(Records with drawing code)
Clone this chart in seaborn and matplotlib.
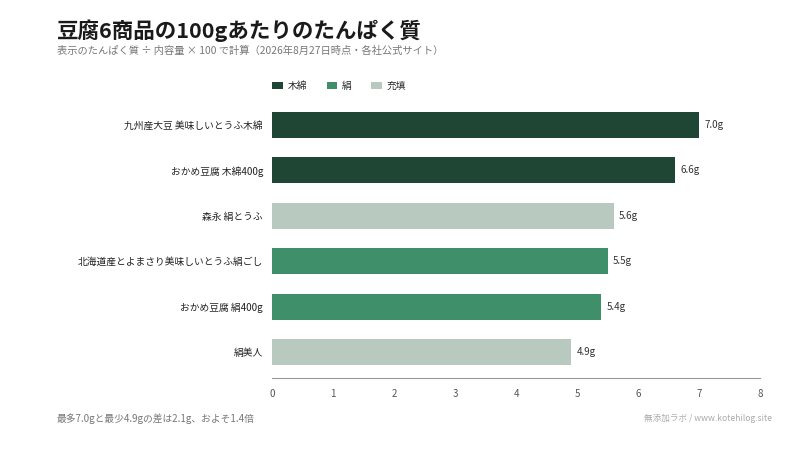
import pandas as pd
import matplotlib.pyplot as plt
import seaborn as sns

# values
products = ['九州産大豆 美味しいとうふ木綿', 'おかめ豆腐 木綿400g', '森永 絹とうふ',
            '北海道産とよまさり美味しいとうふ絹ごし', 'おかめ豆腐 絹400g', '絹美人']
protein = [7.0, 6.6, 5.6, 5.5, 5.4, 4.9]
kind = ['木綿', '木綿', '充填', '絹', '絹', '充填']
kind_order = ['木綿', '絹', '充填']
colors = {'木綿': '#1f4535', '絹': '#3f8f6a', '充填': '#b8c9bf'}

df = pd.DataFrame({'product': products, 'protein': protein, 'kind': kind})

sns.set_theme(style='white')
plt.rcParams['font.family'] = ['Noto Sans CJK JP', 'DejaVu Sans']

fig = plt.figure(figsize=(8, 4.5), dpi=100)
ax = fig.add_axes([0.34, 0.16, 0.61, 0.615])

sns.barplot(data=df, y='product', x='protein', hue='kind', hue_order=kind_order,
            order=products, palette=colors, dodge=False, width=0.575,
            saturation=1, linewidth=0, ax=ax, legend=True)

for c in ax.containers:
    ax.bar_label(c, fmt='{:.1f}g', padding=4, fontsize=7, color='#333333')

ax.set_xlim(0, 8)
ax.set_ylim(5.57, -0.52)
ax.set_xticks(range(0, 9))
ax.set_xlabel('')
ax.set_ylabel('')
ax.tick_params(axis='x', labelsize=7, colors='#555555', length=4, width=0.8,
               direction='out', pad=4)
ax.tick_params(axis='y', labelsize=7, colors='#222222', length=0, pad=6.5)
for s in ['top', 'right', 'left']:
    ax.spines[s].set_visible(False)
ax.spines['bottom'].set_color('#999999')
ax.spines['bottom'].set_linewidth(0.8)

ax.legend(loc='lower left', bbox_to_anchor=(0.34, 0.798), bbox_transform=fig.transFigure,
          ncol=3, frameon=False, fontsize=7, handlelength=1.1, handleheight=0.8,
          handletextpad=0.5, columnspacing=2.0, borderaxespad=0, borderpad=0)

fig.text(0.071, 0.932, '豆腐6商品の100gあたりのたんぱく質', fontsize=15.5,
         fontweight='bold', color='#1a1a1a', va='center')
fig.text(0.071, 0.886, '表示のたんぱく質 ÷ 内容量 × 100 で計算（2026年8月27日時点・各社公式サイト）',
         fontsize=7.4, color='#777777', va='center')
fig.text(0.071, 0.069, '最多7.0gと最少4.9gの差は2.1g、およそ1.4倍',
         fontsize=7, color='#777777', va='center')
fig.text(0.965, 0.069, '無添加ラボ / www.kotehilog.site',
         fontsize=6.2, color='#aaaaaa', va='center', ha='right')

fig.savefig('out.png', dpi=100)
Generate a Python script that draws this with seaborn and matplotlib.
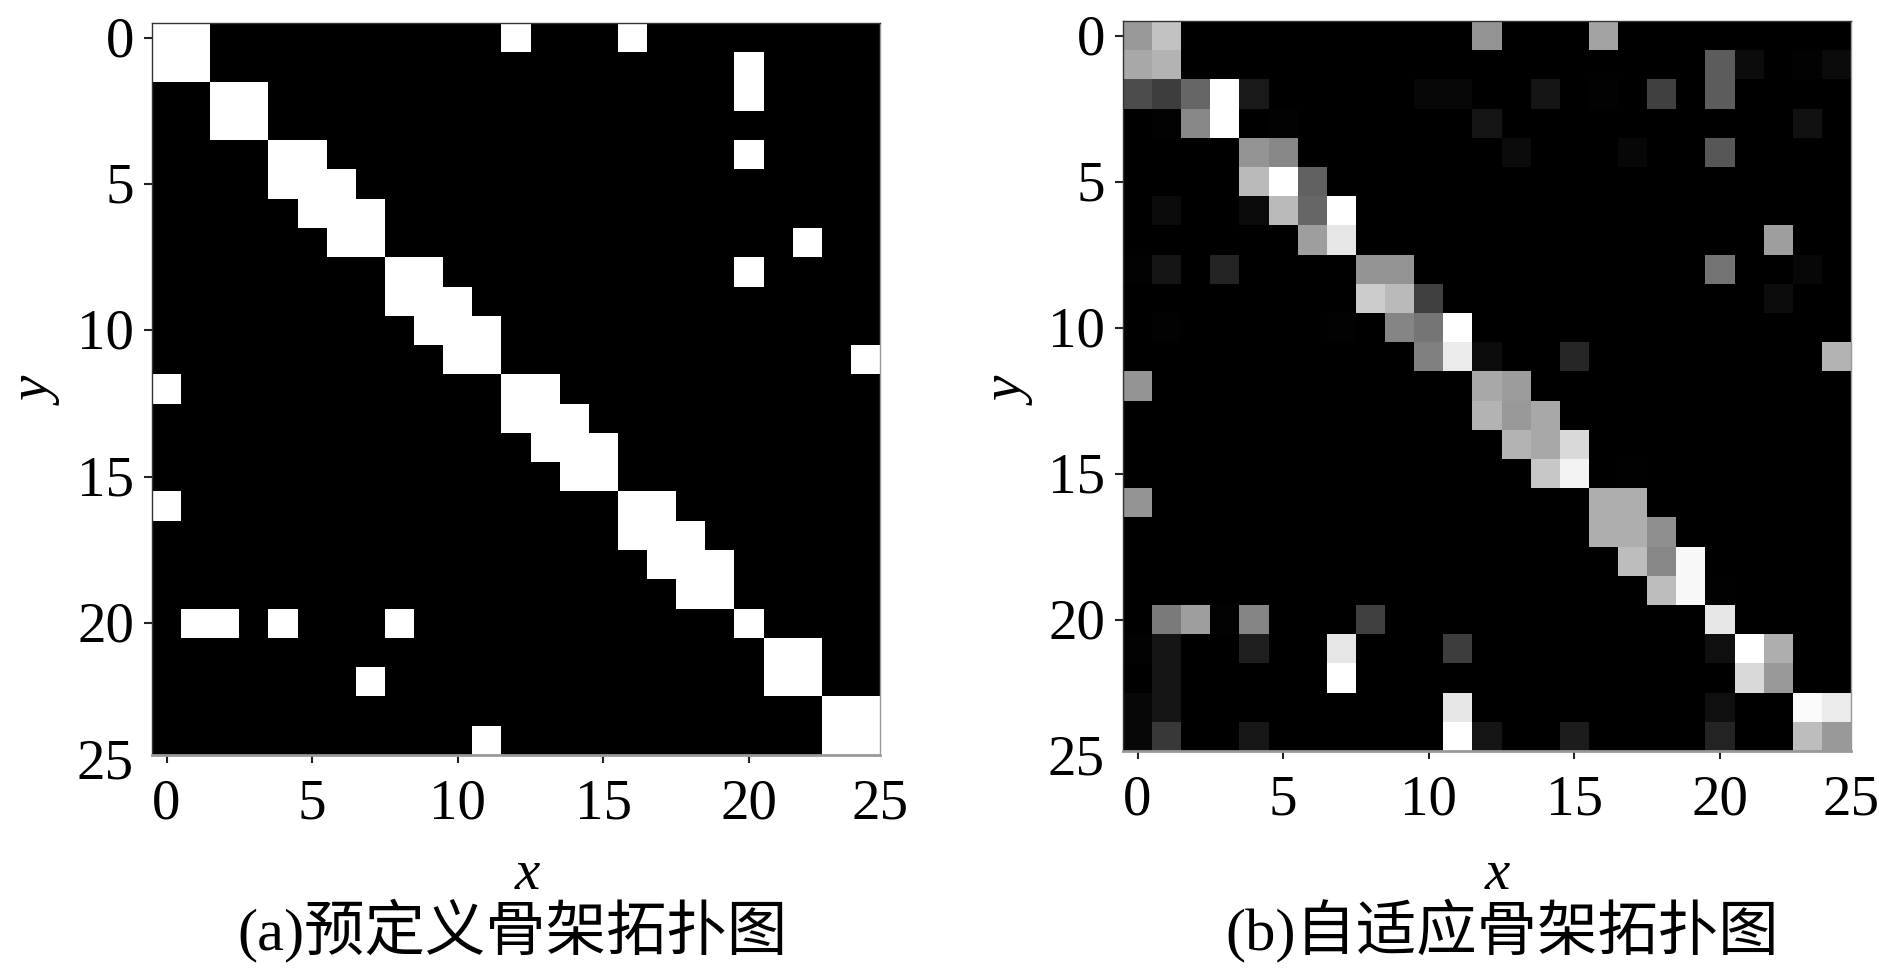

→ Goal: Transcribe each entry above exactly, apart from the pictures.

→ Task result:
Clone this chart in seaborn and matplotlib.
import pandas as pd
import matplotlib.pyplot as plt
import seaborn as sns

# values
products = ['九州産大豆 美味しいとうふ木綿', 'おかめ豆腐 木綿400g', '森永 絹とうふ',
            '北海道産とよまさり美味しいとうふ絹ごし', 'おかめ豆腐 絹400g', '絹美人']
protein = [7.0, 6.6, 5.6, 5.5, 5.4, 4.9]
kind = ['木綿', '木綿', '充填', '絹', '絹', '充填']
kind_order = ['木綿', '絹', '充填']
colors = {'木綿': '#1f4535', '絹': '#3f8f6a', '充填': '#b8c9bf'}

df = pd.DataFrame({'product': products, 'protein': protein, 'kind': kind})

sns.set_theme(style='white')
plt.rcParams['font.family'] = ['Noto Sans CJK JP', 'DejaVu Sans']

fig = plt.figure(figsize=(8, 4.5), dpi=100)
ax = fig.add_axes([0.34, 0.16, 0.61, 0.615])

sns.barplot(data=df, y='product', x='protein', hue='kind', hue_order=kind_order,
            order=products, palette=colors, dodge=False, width=0.575,
            saturation=1, linewidth=0, ax=ax, legend=True)

for c in ax.containers:
    ax.bar_label(c, fmt='{:.1f}g', padding=4, fontsize=7, color='#333333')

ax.set_xlim(0, 8)
ax.set_ylim(5.57, -0.52)
ax.set_xticks(range(0, 9))
ax.set_xlabel('')
ax.set_ylabel('')
ax.tick_params(axis='x', labelsize=7, colors='#555555', length=4, width=0.8,
               direction='out', pad=4)
ax.tick_params(axis='y', labelsize=7, colors='#222222', length=0, pad=6.5)
for s in ['top', 'right', 'left']:
    ax.spines[s].set_visible(False)
ax.spines['bottom'].set_color('#999999')
ax.spines['bottom'].set_linewidth(0.8)

ax.legend(loc='lower left', bbox_to_anchor=(0.34, 0.798), bbox_transform=fig.transFigure,
          ncol=3, frameon=False, fontsize=7, handlelength=1.1, handleheight=0.8,
          handletextpad=0.5, columnspacing=2.0, borderaxespad=0, borderpad=0)

fig.text(0.071, 0.932, '豆腐6商品の100gあたりのたんぱく質', fontsize=15.5,
         fontweight='bold', color='#1a1a1a', va='center')
fig.text(0.071, 0.886, '表示のたんぱく質 ÷ 内容量 × 100 で計算（2026年8月27日時点・各社公式サイト）',
         fontsize=7.4, color='#777777', va='center')
fig.text(0.071, 0.069, '最多7.0gと最少4.9gの差は2.1g、およそ1.4倍',
         fontsize=7, color='#777777', va='center')
fig.text(0.965, 0.069, '無添加ラボ / www.kotehilog.site',
         fontsize=6.2, color='#aaaaaa', va='center', ha='right')

fig.savefig('out.png', dpi=100)
Generate a Python script that draws this with seaborn and matplotlib.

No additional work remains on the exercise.